Theo Argitis: For Trudeau, redistribution politics means something different now than it did nine years ago

Commentary

Liberal Leader Justin Trudeau speaks during a 2015 federal election campaign stop in Saskatoon, Sask., August 13, 2015. Liam Richards/The Canadian Press.

One of the first stories I ever wrote about Justin Trudeau—back in early 2015—was how this millionaire son of a political icon had reintroduced redistribution back into the Canadian political discourse.

Here is the top of that Bloomberg story:

The chain-link fence running more than a mile along Montreal’s L’Acadie Boulevard marks one of the starkest examples of urban segregation in Canada.

On the west side of the fence is the leafy suburban Town of Mount Royal and its million-dollar homes; on the east, some of the country’s poorest families.

Straddling the fence is Justin Trudeau.

Pierre Trudeau of course represented the affluent Town of Mount Royal as a member of Parliament for nearly two decades. Pierre’s son Justin chose to run for office on the other side of the fence—a move steeped in symbolism.

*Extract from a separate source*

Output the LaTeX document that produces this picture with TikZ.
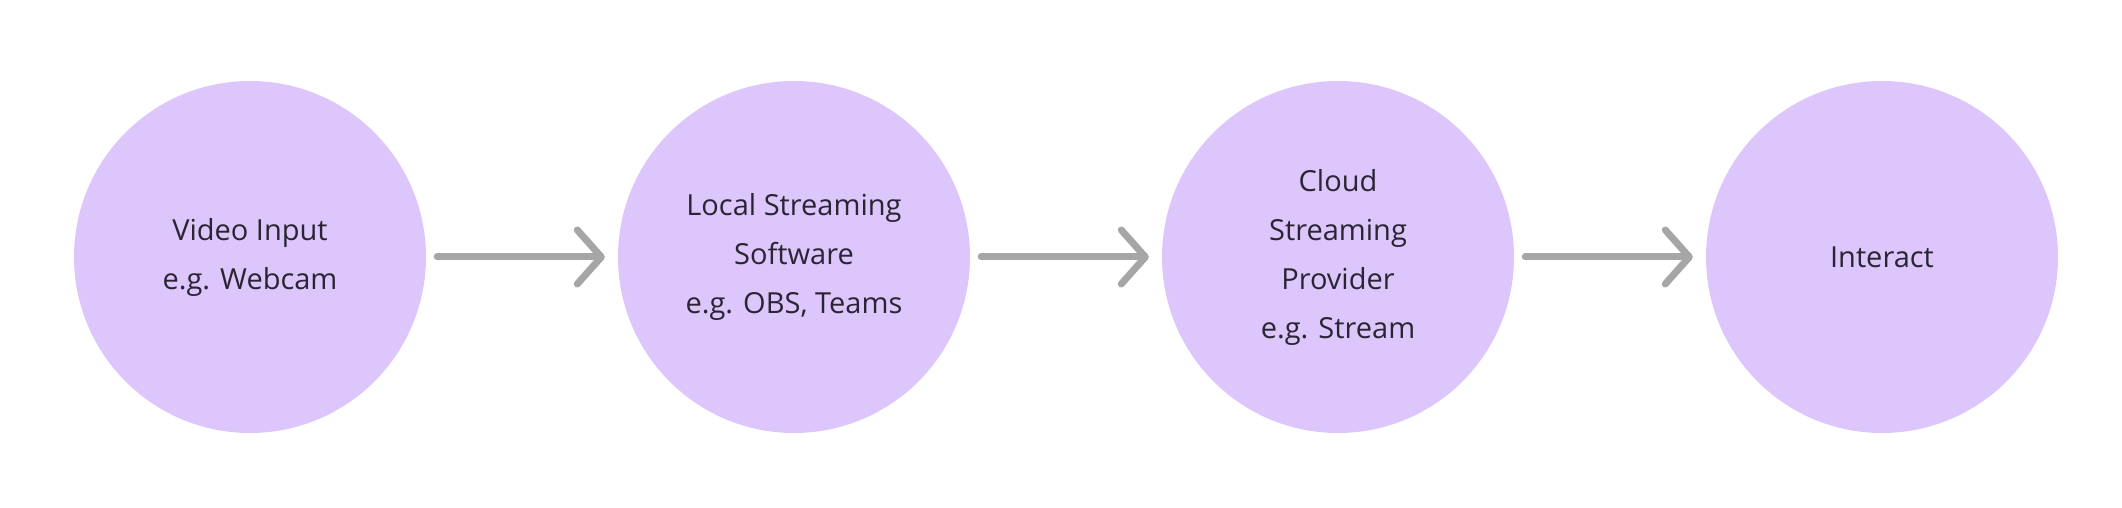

The younger Trudeau’s election victory in 2015 can in part be attributed to an agenda built around narrowing the income divide and redistributing resources from the wealthiest to the middle class. As a result of that election, Canada’s top earners pay a marginal income tax rate of as high as 55 percent, among the highest in the world.

In their budget earlier this year, the Liberals sought to bolster their waning political fortunes by going back to their 2015 political playbook with new capital gains taxes they framed as taking from the wealthy to finance social programs for everyone else. The move fell flat.

Polls are mixed on the popularity of the specific measure, but the tax increase hasn’t captured the electorate’s imagination and certainty hasn’t changed the political trajectory for the Liberals.

The failure of the capital gains tax to resonate reflects how redistribution politics means something different today than it did nine years ago.